荒巻 慶士
- UPDATE
- 2018.01.26
最近の法律関係情報
セクハラか、それとも口説きか
新しい年を迎えました。ご挨拶が遅れましたが、今年もどうぞよろしくお願い申し上げます。早いもので当事務所も、この3月で開設からちょうど2年となります。これからもますます皆様のお役に立てるよう尽力して参ります。
さて、今年最初のコラムは、近年ご相談が増えているセクシャル・ハラスメントについて書きたいと思います。
女性は、これってセクハラですよね、という。
男性は、たしかに少しやりすぎたかもしれないが、相手も嫌がってなかったし、という。
寄せられた被害申告を踏まえて会社が直面する当事者本人の言葉として、よくあるケース。さて、これをどうしたものかと困ってしまうわけです。

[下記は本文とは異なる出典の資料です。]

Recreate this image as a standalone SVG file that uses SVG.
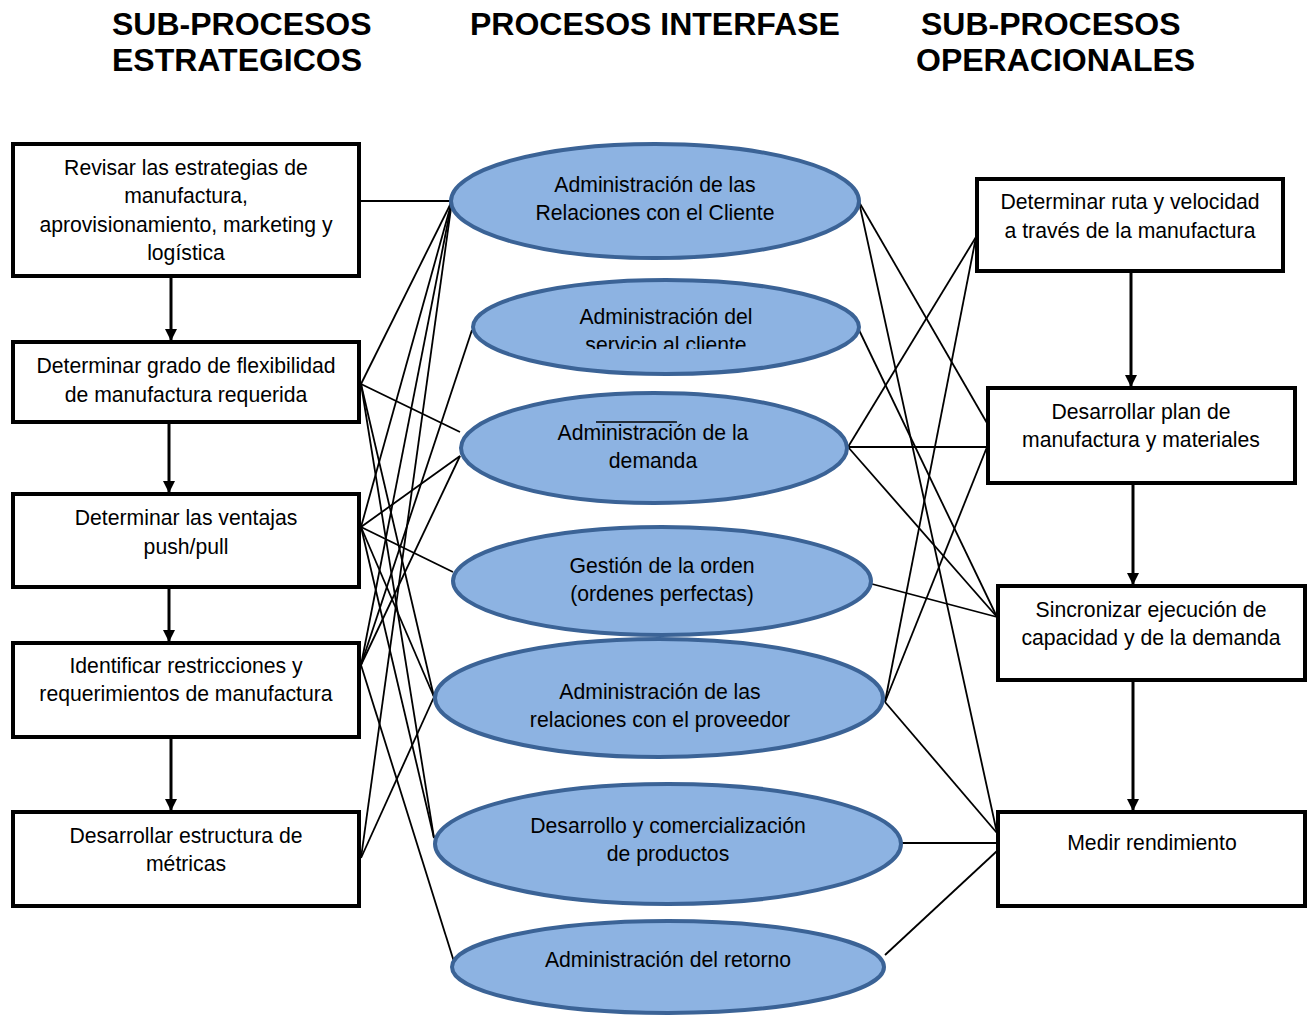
<svg xmlns="http://www.w3.org/2000/svg" width="1311" height="1015" viewBox="0 0 1311 1015">
  <style>
    .title { font-family: "Liberation Sans", Arial, sans-serif; font-size: 32px; font-weight: bold; fill: #000; }
    .label { font-family: "Liberation Sans", Arial, sans-serif; font-size: 21.2px; fill: #000; text-anchor: middle; }
    .box { fill: #fff; stroke: #000; stroke-width: 4; }
    .proc { fill: #8DB3E2; stroke: #3B6396; stroke-width: 4; }
    .link { stroke: #000; stroke-width: 1.8; fill: none; }
    .flow { stroke: #000; stroke-width: 3; fill: none; marker-end: url(#head); }
  </style>
  <defs>
    <marker id="head" markerUnits="userSpaceOnUse" markerWidth="12" markerHeight="12" refX="11" refY="6" orient="auto">
      <path d="M0,0 L12,6 L0,12 z" fill="#000"/>
    </marker>
    <clipPath id="clipServicio">
      <rect x="470" y="280" width="400" height="69"/>
    </clipPath>
  </defs>

  <rect width="1311" height="1015" fill="#fff"/>

  <!-- column headings -->
  <g id="headings">
    <text class="title" x="112" y="35">SUB-PROCESOS</text>
    <text class="title" x="112" y="71">ESTRATEGICOS</text>
    <text class="title" x="470" y="35">PROCESOS INTERFASE</text>
    <text class="title" x="921" y="35">SUB-PROCESOS</text>
    <text class="title" x="916" y="71">OPERACIONALES</text>
  </g>

  <!-- connectors -->
  <g id="connectors">
    <!-- strategic sub-processes to interface processes -->
    <line class="link" x1="360" y1="201" x2="452" y2="201"/>
    <line class="link" x1="452" y1="201" x2="361" y2="384"/>
    <line class="link" x1="452" y1="201" x2="361" y2="527"/>
    <line class="link" x1="452" y1="201" x2="361" y2="665"/>
    <line class="link" x1="452" y1="201" x2="361" y2="858"/>
    <line class="link" x1="361" y1="384" x2="460" y2="432"/>
    <line class="link" x1="361" y1="384" x2="434" y2="697"/>
    <line class="link" x1="361" y1="384" x2="434" y2="838"/>
    <line class="link" x1="361" y1="527" x2="460" y2="456"/>
    <line class="link" x1="361" y1="527" x2="453" y2="572"/>
    <line class="link" x1="361" y1="527" x2="434" y2="697"/>
    <line class="link" x1="361" y1="527" x2="434" y2="838"/>
    <line class="link" x1="361" y1="665" x2="472" y2="330"/>
    <line class="link" x1="361" y1="665" x2="460" y2="456"/>
    <line class="link" x1="361" y1="665" x2="455" y2="965"/>
    <line class="link" x1="361" y1="858" x2="434" y2="697"/>
    <!-- interface processes to operational sub-processes -->
    <line class="link" x1="859" y1="202" x2="987" y2="423"/>
    <line class="link" x1="859" y1="202" x2="997" y2="833"/>
    <line class="link" x1="859" y1="330" x2="997" y2="617"/>
    <line class="link" x1="848" y1="447" x2="976" y2="237"/>
    <line class="link" x1="848" y1="447" x2="987" y2="447"/>
    <line class="link" x1="848" y1="447" x2="997" y2="617"/>
    <line class="link" x1="872" y1="584" x2="997" y2="617"/>
    <line class="link" x1="885" y1="702" x2="976" y2="237"/>
    <line class="link" x1="885" y1="702" x2="987" y2="447"/>
    <line class="link" x1="885" y1="702" x2="997" y2="833"/>
    <line class="link" x1="902" y1="843" x2="997" y2="843"/>
    <line class="link" x1="885" y1="955" x2="997" y2="851"/>
    <!-- sequence arrows -->
    <line class="flow" x1="171" y1="278" x2="171" y2="340"/>
    <line class="flow" x1="169" y1="424" x2="169" y2="492"/>
    <line class="flow" x1="169" y1="589" x2="169" y2="641"/>
    <line class="flow" x1="171" y1="739" x2="171" y2="810"/>
    <line class="flow" x1="1131" y1="273" x2="1131" y2="386"/>
    <line class="flow" x1="1133" y1="485" x2="1133" y2="584"/>
    <line class="flow" x1="1133" y1="682" x2="1133" y2="810"/>
  </g>

  <!-- strategic sub-processes -->
  <g id="s1">
    <rect class="box" x="13" y="144" width="346" height="132"/>
    <text class="label" x="186" y="175">Revisar las estrategias de</text>
    <text class="label" x="186" y="203">manufactura,</text>
    <text class="label" x="186" y="232">aprovisionamiento, marketing y</text>
    <text class="label" x="186" y="260">logística</text>
  </g>
  <g id="s2">
    <rect class="box" x="13" y="342" width="346" height="80"/>
    <text class="label" x="186" y="373">Determinar grado de flexibilidad</text>
    <text class="label" x="186" y="402">de manufactura requerida</text>
  </g>
  <g id="s3">
    <rect class="box" x="13" y="494" width="346" height="93"/>
    <text class="label" x="186" y="525">Determinar las ventajas</text>
    <text class="label" x="186" y="554">push/pull</text>
  </g>
  <g id="s4">
    <rect class="box" x="13" y="643" width="346" height="94"/>
    <text class="label" x="186" y="673">Identificar restricciones y</text>
    <text class="label" x="186" y="701">requerimientos de manufactura</text>
  </g>
  <g id="s5">
    <rect class="box" x="13" y="812" width="346" height="94"/>
    <text class="label" x="186" y="843">Desarrollar estructura de</text>
    <text class="label" x="186" y="871">métricas</text>
  </g>

  <!-- interface processes -->
  <g id="p1">
    <ellipse class="proc" cx="655" cy="201" rx="204" ry="57"/>
    <text class="label" x="655" y="192">Administración de las</text>
    <text class="label" x="655" y="220">Relaciones con el Cliente</text>
  </g>
  <g id="p2">
    <ellipse class="proc" cx="666" cy="327" rx="193" ry="47"/>
    <text class="label" x="666" y="324">Administración del</text>
    <text class="label" x="666" y="352" clip-path="url(#clipServicio)">servicio al cliente</text>
  </g>
  <g id="p3">
    <ellipse class="proc" cx="654" cy="448" rx="193" ry="55"/>
    <text class="label" x="653" y="440">Administración de la</text>
    <text class="label" x="653" y="468">demanda</text>
    <line x1="596" y1="422" x2="677" y2="422" stroke="#000" stroke-width="1.3"/>
  </g>
  <g id="p4">
    <ellipse class="proc" cx="662" cy="581" rx="209" ry="54"/>
    <text class="label" x="662" y="573">Gestión de la orden</text>
    <text class="label" x="662" y="601">(ordenes perfectas)</text>
  </g>
  <g id="p5">
    <ellipse class="proc" cx="659" cy="698" rx="224" ry="59"/>
    <text class="label" x="660" y="699">Administración de las</text>
    <text class="label" x="660" y="727">relaciones con el proveedor</text>
  </g>
  <g id="p6">
    <ellipse class="proc" cx="668" cy="844" rx="233" ry="60"/>
    <text class="label" x="668" y="833">Desarrollo y comercialización</text>
    <text class="label" x="668" y="861">de productos</text>
  </g>
  <g id="p7">
    <ellipse class="proc" cx="668" cy="967" rx="216" ry="46"/>
    <text class="label" x="668" y="967">Administración del retorno</text>
  </g>

  <!-- operational sub-processes -->
  <g id="o1">
    <rect class="box" x="977" y="179" width="306" height="92"/>
    <text class="label" x="1130" y="209">Determinar ruta y velocidad</text>
    <text class="label" x="1130" y="238">a través de la manufactura</text>
  </g>
  <g id="o2">
    <rect class="box" x="988" y="388" width="307" height="95"/>
    <text class="label" x="1141" y="419">Desarrollar plan de</text>
    <text class="label" x="1141" y="447">manufactura y materiales</text>
  </g>
  <g id="o3">
    <rect class="box" x="998" y="586" width="307" height="94"/>
    <text class="label" x="1151" y="617">Sincronizar ejecución de</text>
    <text class="label" x="1151" y="645">capacidad y de la demanda</text>
  </g>
  <g id="o4">
    <rect class="box" x="998" y="812" width="307" height="94"/>
    <text class="label" x="1152" y="850">Medir rendimiento</text>
  </g>
</svg>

テレビや映画の優秀作品を選ぶゴールデングローブ賞の授賞式が今月7日、米国・ロサンゼルスで開かれ、例年は色とりどりの華やかな衣装をまとう女優たちが、今年はセクハラに抗議して、決まって黒のドレスで登場したことが話題になりました。他方で、その2日後に、女優カトリーヌ・ドヌーブさんらが、仏・ルモンド紙に、男性に口説く自由は認められるべき、と意見を発表したことが報道されました。
もちろん性的暴力を容認する趣旨ではないと思いますが、〝恋愛大国〟からこのような発言が出て、その行為は適法なのか違法なのか、境界線は実は曖昧だということを改めて感じました。
当事務所は、予め使用者側、労働者側と決めてご相談を受けていないので、セクハラの相談も、会社、加害者、被害者、労働組合といろんな立場の方から持ち込まれてきます。聞いてみると、それぞれ言い分があり、その主張には相応の正当性が認められることも多いのです。
職場の環境は大切で、女性を始め、弱い立場の者でも気持ちよく働くことができるよう、会社は配慮すべきです。しかし、私生活もやはり重要。過干渉な会社はいただけない。職場で花咲く恋もあるはずです。あだ花や不倫の妖しい花となって問題化することもたしかに多いのですが…。
法的に決着させるとすると、グレーという結論はありません。どこかで境界線を引くことになります。具体的な事情を踏まえて判断することは当然ですが、その境界は、突き詰めていうと、その時代の社会通念、つまり常識で決まるといえます。これに従い、現在、「アウト」の領域が広がりつつあるのは理解しておくべきでしょう。さて、愛の国フランスではどうでしょう?